By Jens Prebensen, Co-founder of CSR LINK
Diversity Management and SDG 5
Women are not the solution to all the problems in the world – but they are not the reason for them either. UN’s Sustainable Development Goal No. 5 requires gender equality, but how do we accomplish in a world dominated by males such as Putin, Erdogan, Jong-un and Trump?
With the UN’s Sustainable Development Goals and the Global Climate Agreement, the world community has put its foot down and said: “enough is enough!”. The world’s problems are overwhelming, the disasters plenty, and the risk of the end of mankind imminent.
Since the birth of mankind women has constituted, this is a well-known fact, half of the population. However, in a world dominated by men, women have never stood at the front row once the big decisions had been made. This is what the 5th goal specifically is aiming at. Because it’s time for a change in mindset and finding new solutions.
The male has had its chance, now it’s the female’s turn.
Having more of us around
Recently, while the summer was at its peak, the Copenhagen Business School, CBS, held an invitation-only conference with a long line of highly-rated CSR experts on the participants list and many renowned people amongst the speakers.
While the gender of the participants was fifty-fifty there were two men as guest speakers – Professor of Legal Studies and Business Ethics Tom Donaldson, University of Pennsylvania, and former chairman of Shell and vice president of Global Compact Sir Mark Moody-Stuart – and men as organizers of the event – Andreas Rasche and Jeremy Moon, both professors at CBS. However, never-the-less the gender composition did not make it likely for equality issues to be on the agenda it turned out to take up quite a bit of the day.
In Question Time after Sir Mark Moody-Stuart had held his key note speak his wife Lady Judy Moody-Stuart who was among the audience, asked him a question about women and their access to the decision making. A little surprised he asked what she had in mind and the answer was as short as it was sharp: “Having more of us around,” said in a silent but insisting voice.
Subsequently, this topic was taken up by another women in the audience, Laura Spence, Professor of Business Ethics at the University of London, praising equality for once was taken up at a CSR event. Strangely, this only seldom happens she could tell.
Later in the panel debate, where there, this should be noted, was equality between the panelists – even though led by a man, Professor Andy Crane, Bath School of Management -, the moderator took up gender equality as his first question to the panel.

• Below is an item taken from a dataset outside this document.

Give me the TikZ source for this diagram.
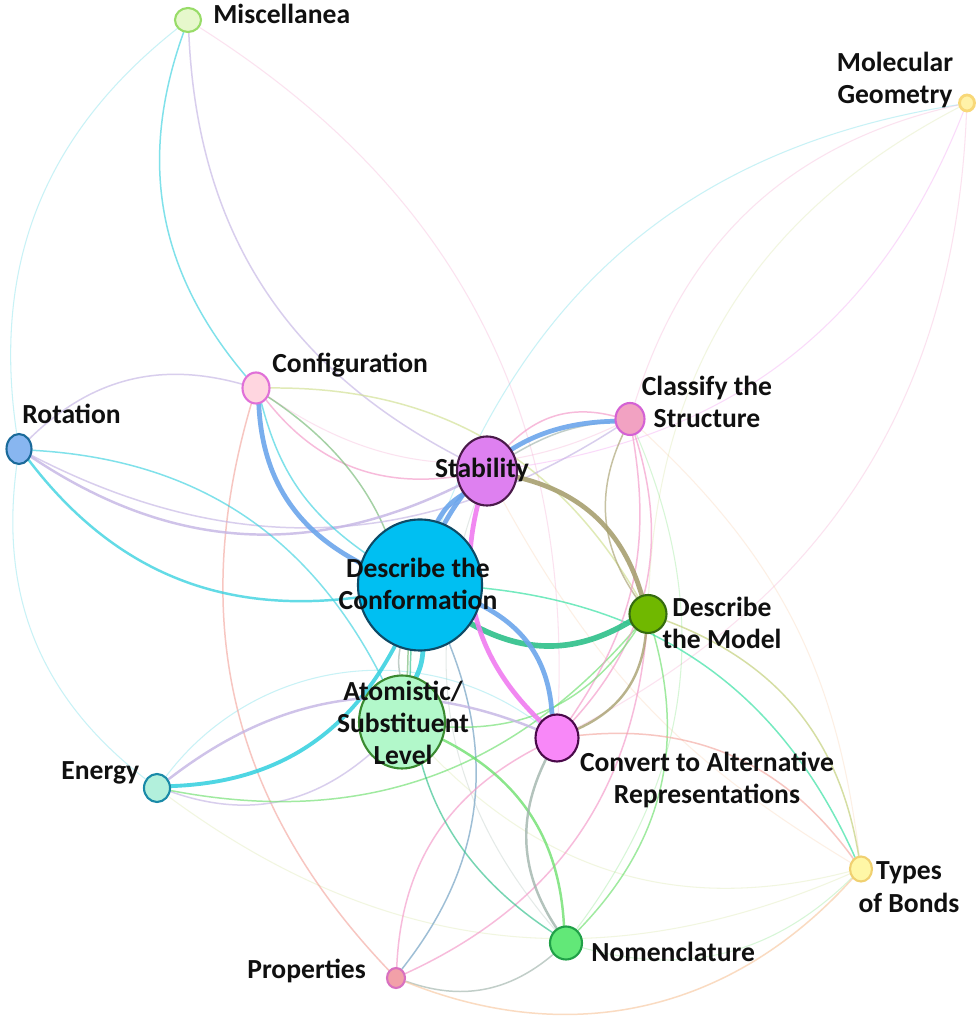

In her response, Professor Mette Morsing, CBS, emphasized that contrary to the fact that women are well represented within CSR and in the field of research not in any sense left behind the males, there is still a significant overrepresentation of men among the professors. In fact she could tell 81% of the professors are men.
On top of this, Mette Morsing said, there is a tendency to “forget” mentioning the female researchers’ efforts when they cooperate and publish with men. This distorts the impression of women’s contribution to the scientific discourse and quite centrally it shows that even within an area like CSR, where equality ought to be a given thing, there is still far to go.
In a man-dominated world
Being a man I was sitting there wondering what I could do for my part. Well we can for a start withdraw from committees, positions and positions to give space for woman or we can – as often mentioned in the equality debate – put an extra weight on the women’s scale when hiring for new positions.
But isn’t this just reverse sexism through favoring gender? And in it’s essence, does it change anything as long as it’s up to the male to decide whether “he” should should withdraw or favor “her”? This is why the phrase “Having more of us around” is so subtle: it has a double sting by pointing out that it’s the male who should make room for the women. We have to aim for where it’s not just a matter of getting even gender distribution at the positions but where even the decision-making about it is evenly distributed.
The individual struggle
Seen from a historical perspective, it is clear that here in the western world – this is about how far my horizon reaches – there has been no less than a revolution in equality within the past 100, 50, even 30 years. The feminist movement has faded out and taken over by an individual struggle in the homes, at the workplaces, in the institutions and in the media for gender roles, equal payment and equal distribution of powers, and the women are still gaining more territory.
However, despite we have gone a long way and are on the move in the right direction, as made clear at the conference we have still far to go. We have to acknowledge this is not about a quick fix: it is the tough and protracted move making fundamental changes in culture, structure, organization and, not least, a shift away from the male values.
Therefore, with gratefulness for an exciting and in many ways thoughtful conference I urge CBS and other universities to highly prioritize making research into this field as it really would move mountains to get more clarity. And as happened at the conference, let’s get the discussion out in the open and together find the way to unprecedented equality where there are not only fifty-fifty on the chairs but at the front row of those making the decisions, too. The Global Goals requires it – and it is best for all of us.